Obama called on the Egyptian military to return full authority to a democratically elected civilian government as soon as possible, and to avoid arbitrary arrests of Morsi and his supporters.

The president said the United States is committed to the democratic process and does not support any single party. He called on all sides to avoid violence and work together to restore democracy.

In the meantime, President Obama has directed his administration to review the implications of the Egyptian military’s actions for U.S. aid to Cairo.

Mohamed Suleyman in New York City monitors a live social media newsfeed from his native Cairo. (VOA Photo A. Phillips)
Mohamed Suleyman in New York City monitors a live social media newsfeed from his native Cairo. (VOA Photo A. Phillips)
U.S. law requires the White House to suspend its aid to any country whose elected leader is ousted in a military coup. Obama has requested more than $1.5 billion in military and economic assistance to Egypt for the fiscal year that starts in October, and the U.S. and Egyptian military historically have close ties.
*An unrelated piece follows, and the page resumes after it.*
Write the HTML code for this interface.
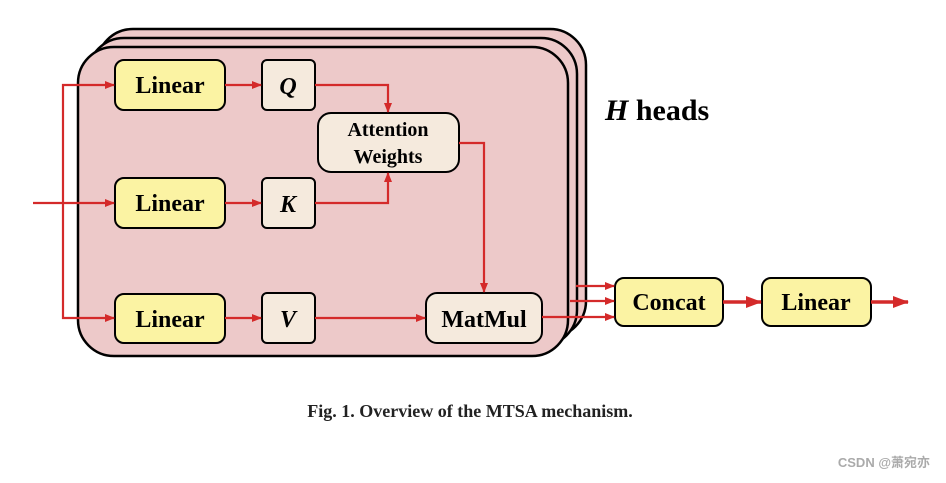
<!DOCTYPE html>
<html><head><meta charset="utf-8"><style>
body{margin:0;background:#fff;}
svg text{font-family:"Liberation Serif",serif;font-weight:bold;}
</style></head><body>
<svg width="946" height="478" viewBox="0 0 946 478" xmlns="http://www.w3.org/2000/svg">
<defs>
<marker id="a" markerWidth="10" markerHeight="8" refX="9" refY="4" orient="auto" markerUnits="userSpaceOnUse"><path d="M0,0 L10,4 L0,8 z" fill="#d42a2a"/></marker>
<marker id="b" markerWidth="16" markerHeight="12" refX="15" refY="6" orient="auto" markerUnits="userSpaceOnUse"><path d="M0,0 L16,6 L0,12 z" fill="#d42a2a"/></marker>
</defs>
<g stroke="#000" stroke-width="2.5" fill="#edc9c9">
<rect x="97" y="29" width="489" height="308" rx="36"/>
<rect x="88" y="38" width="489" height="308" rx="36"/>
<rect x="78" y="47" width="490" height="309" rx="36"/>
</g>
<g stroke="#000" stroke-width="2" fill="#fbf3a3">
<rect x="115" y="60" width="110" height="50" rx="9"/>
<rect x="115" y="178" width="110" height="50" rx="9"/>
<rect x="115" y="294" width="110" height="49" rx="9"/>
<rect x="615" y="278" width="108" height="48" rx="9"/>
<rect x="762" y="278" width="109" height="48" rx="9"/>
</g>
<g stroke="#000" stroke-width="2" fill="#f5eadd">
<rect x="262" y="60" width="53" height="50" rx="5"/>
<rect x="262" y="178" width="53" height="50" rx="5"/>
<rect x="262" y="293" width="53" height="50" rx="5"/>
<rect x="318" y="113" width="141" height="59" rx="13"/>
<rect x="426" y="293" width="116" height="50" rx="11"/>
</g>
<g stroke="#d42a2a" stroke-width="2.2" fill="none" marker-end="url(#a)">
<path d="M33 203 H114"/>
<path d="M63 203 V85 H114"/>
<path d="M63 203 V318 H114"/>
<path d="M225 85 H261"/>
<path d="M225 203 H261"/>
<path d="M225 318 H261"/>
<path d="M315 85 H388 V112"/>
<path d="M315 203 H388 V173"/>
<path d="M459 143 H484 V292"/>
<path d="M315 318 H425"/>
<path d="M576 286 H614"/>
<path d="M570 301 H614"/>
<path d="M542 317 H614"/>
</g>
<g stroke="#d42a2a" stroke-width="3.5" fill="none" marker-end="url(#b)">
<path d="M723 302 H761"/>
<path d="M871 302 H908"/>
</g>
<g font-size="24" text-anchor="middle" fill="#000">
<text x="170" y="93">Linear</text>
<text x="170" y="211">Linear</text>
<text x="170" y="327">Linear</text>
<text x="669" y="310">Concat</text>
<text x="816" y="310">Linear</text>
<text x="484" y="327">MatMul</text>
<text x="288" y="94" font-style="italic">Q</text>
<text x="288" y="212" font-style="italic">K</text>
<text x="288" y="327" font-style="italic">V</text>
<text x="388" y="136" font-size="20">Attention</text>
<text x="388" y="163" font-size="20">Weights</text>
</g>
<text x="605" y="120" font-size="30" fill="#000"><tspan font-style="italic">H</tspan> heads</text>
<text x="470" y="417" font-size="18" text-anchor="middle" font-weight="normal" fill="#222"><tspan font-weight="bold">Fig. 1.</tspan> Overview of the MTSA mechanism.</text>
<text x="930" y="467" font-size="13" text-anchor="end" font-weight="normal" fill="#aaa" style="font-family:'Liberation Sans','Noto Sans CJK SC',sans-serif">CSDN @萧宛亦</text>
</svg>
</body></html>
The president spent much of Wednesday meeting with his national security team at the White House or by phone or video conference. Defense Secretary Chuck Hagel and CIA Director John Brennan were among those talking with Mr. Obama.

In a phone call to Morsi on Monday, President Obama said democracy is about more than just elections, but also about “ensuring that the voices of all Egyptians are heard and represented by their government.”

On Capitol Hill, U.S. House of Representatives Majority Leader Eric Cantor called Egypt’s stability “tremendously important” for America’s security and that of its Mideast allies.

In a written statement, the Republican chairman of the House Foreign Affairs Committee called Morsi “an obstacle to the constitutional democracy that most Egyptians wanted.” Cantor said he hopes Morsi’s departure “will reopen the path to a better future for Egypt.”